**Objective:** Write the listing below out again exactly, dropping the images.

**Data:**
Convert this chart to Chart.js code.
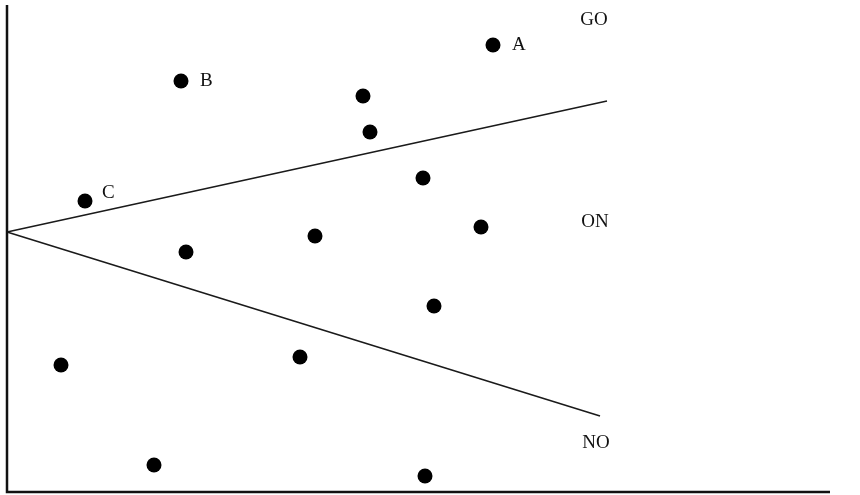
<!DOCTYPE html>
<html>
<head>
<meta charset="utf-8">
<script src="https://cdn.jsdelivr.net/npm/chart.js@4.4.1/dist/chart.umd.min.js"></script>
<style>
  html, body { margin: 0; padding: 0; background: #fff; overflow: hidden; }
  #wrap { width: 860px; height: 495px; }
  canvas { display: block; }
</style>
</head>
<body>
<div id="wrap"><canvas id="chart" width="860" height="495"></canvas></div>
<script>
// points (x, y) in plot units, origin at the axes corner
const pointX = [486, 174, 356, 363, 78, 416, 474, 308, 179, 427, 54, 293, 147, 418];
const pointY = [447, 411, 396, 360, 291, 314, 265, 256, 240, 186, 127, 135, 27, 16];
const pointNames = ['A', 'B', '', '', 'C', '', '', '', '', '', '', '', '', ''];

// the two boundary lines from the shared vertex
const upperLineX = [0, 600];
const upperLineY = [260, 391];
const lowerLineX = [0, 593];
const lowerLineY = [260, 76];

// zone labels (centre of the text)
const zoneNames = ['GO', 'ON', 'NO'];
const zoneX = [587, 588, 589];
const zoneY = [472, 270, 49];

const toXY = (xs, ys) => xs.map((x, i) => ({ x: x, y: ys[i] }));

// draws the axes, point letters and zone names
const textPlugin = {
    id: 'textPlugin',
    afterDatasetsDraw(chart) {
        const ctx = chart.ctx;
        const xs = chart.scales.x, ys = chart.scales.y;
        const area = chart.chartArea;
        ctx.save();
        // axes
        ctx.strokeStyle = '#111';
        ctx.lineWidth = 2.5;
        ctx.beginPath();
        ctx.moveTo(area.left, area.top);
        ctx.lineTo(area.left, area.bottom);
        ctx.lineTo(area.right - 30, area.bottom);
        ctx.stroke();

        ctx.fillStyle = '#111';
        ctx.font = '19px "Liberation Serif", "DejaVu Serif", serif';
        ctx.textBaseline = 'middle';
        ctx.textAlign = 'left';
        pointNames.forEach((name, i) => {
            if (!name) return;
            let px = xs.getPixelForValue(pointX[i]) + 19;
            let py = ys.getPixelForValue(pointY[i]);
            if (name === 'C') { px = px - 2; py = py - 8; }
            ctx.fillText(name, px, py);
        });
        ctx.textAlign = 'center';
        zoneNames.forEach((name, i) => {
            ctx.fillText(name, xs.getPixelForValue(zoneX[i]), ys.getPixelForValue(zoneY[i]));
        });
        ctx.restore();
    }
};

const ctx = document.getElementById('chart').getContext('2d');
new Chart(ctx, {
    type: 'scatter',
    data: {
        datasets: [
            {
                data: toXY(upperLineX, upperLineY),
                showLine: true,
                borderColor: '#1a1a1a',
                borderWidth: 1.6,
                pointRadius: 0,
                clip: false
            },
            {
                data: toXY(lowerLineX, lowerLineY),
                showLine: true,
                borderColor: '#1a1a1a',
                borderWidth: 1.6,
                pointRadius: 0,
                clip: false
            },
            {
                data: toXY(pointX, pointY),
                showLine: false,
                pointRadius: 7.5,
                pointBackgroundColor: '#000',
                pointBorderWidth: 0,
                clip: false
            }
        ]
    },
    options: {
        responsive: false,
        animation: false,
        events: [],
        layout: { autoPadding: false, padding: { left: 7, top: 5, right: 0, bottom: 3 } },
        plugins: {
            legend: { display: false },
            tooltip: { enabled: false }
        },
        scales: {
            x: { type: 'linear', min: 0, max: 853, display: false },
            y: { type: 'linear', min: 0, max: 487, display: false }
        }
    },
    plugins: [textPlugin]
});
</script>
</body>
</html>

**Correct answer:**
Convert this chart to Chart.js code.
<!DOCTYPE html>
<html>
<head>
<meta charset="utf-8">
<script src="https://cdn.jsdelivr.net/npm/chart.js@4.4.1/dist/chart.umd.min.js"></script>
<style>
  html, body { margin: 0; padding: 0; background: #fff; overflow: hidden; }
  #wrap { width: 860px; height: 495px; }
  canvas { display: block; }
</style>
</head>
<body>
<div id="wrap"><canvas id="chart" width="860" height="495"></canvas></div>
<script>
// points (x, y) in plot units, origin at the axes corner
const pointX = [486, 174, 356, 363, 78, 416, 474, 308, 179, 427, 54, 293, 147, 418];
const pointY = [447, 411, 396, 360, 291, 314, 265, 256, 240, 186, 127, 135, 27, 16];
const pointNames = ['A', 'B', '', '', 'C', '', '', '', '', '', '', '', '', ''];

// the two boundary lines from the shared vertex
const upperLineX = [0, 600];
const upperLineY = [260, 391];
const lowerLineX = [0, 593];
const lowerLineY = [260, 76];

// zone labels (centre of the text)
const zoneNames = ['GO', 'ON', 'NO'];
const zoneX = [587, 588, 589];
const zoneY = [472, 270, 49];

const toXY = (xs, ys) => xs.map((x, i) => ({ x: x, y: ys[i] }));

// draws the axes, point letters and zone names
const textPlugin = {
    id: 'textPlugin',
    afterDatasetsDraw(chart) {
        const ctx = chart.ctx;
        const xs = chart.scales.x, ys = chart.scales.y;
        const area = chart.chartArea;
        ctx.save();
        // axes
        ctx.strokeStyle = '#111';
        ctx.lineWidth = 2.5;
        ctx.beginPath();
        ctx.moveTo(area.left, area.top);
        ctx.lineTo(area.left, area.bottom);
        ctx.lineTo(area.right - 30, area.bottom);
        ctx.stroke();

        ctx.fillStyle = '#111';
        ctx.font = '19px "Liberation Serif", "DejaVu Serif", serif';
        ctx.textBaseline = 'middle';
        ctx.textAlign = 'left';
        pointNames.forEach((name, i) => {
            if (!name) return;
            let px = xs.getPixelForValue(pointX[i]) + 19;
            let py = ys.getPixelForValue(pointY[i]);
            if (name === 'C') { px = px - 2; py = py - 8; }
            ctx.fillText(name, px, py);
        });
        ctx.textAlign = 'center';
        zoneNames.forEach((name, i) => {
            ctx.fillText(name, xs.getPixelForValue(zoneX[i]), ys.getPixelForValue(zoneY[i]));
        });
        ctx.restore();
    }
};

const ctx = document.getElementById('chart').getContext('2d');
new Chart(ctx, {
    type: 'scatter',
    data: {
        datasets: [
            {
                data: toXY(upperLineX, upperLineY),
                showLine: true,
                borderColor: '#1a1a1a',
                borderWidth: 1.6,
                pointRadius: 0,
                clip: false
            },
            {
                data: toXY(lowerLineX, lowerLineY),
                showLine: true,
                borderColor: '#1a1a1a',
                borderWidth: 1.6,
                pointRadius: 0,
                clip: false
            },
            {
                data: toXY(pointX, pointY),
                showLine: false,
                pointRadius: 7.5,
                pointBackgroundColor: '#000',
                pointBorderWidth: 0,
                clip: false
            }
        ]
    },
    options: {
        responsive: false,
        animation: false,
        events: [],
        layout: { autoPadding: false, padding: { left: 7, top: 5, right: 0, bottom: 3 } },
        plugins: {
            legend: { display: false },
            tooltip: { enabled: false }
        },
        scales: {
            x: { type: 'linear', min: 0, max: 853, display: false },
            y: { type: 'linear', min: 0, max: 487, display: false }
        }
    },
    plugins: [textPlugin]
});
</script>
</body>
</html>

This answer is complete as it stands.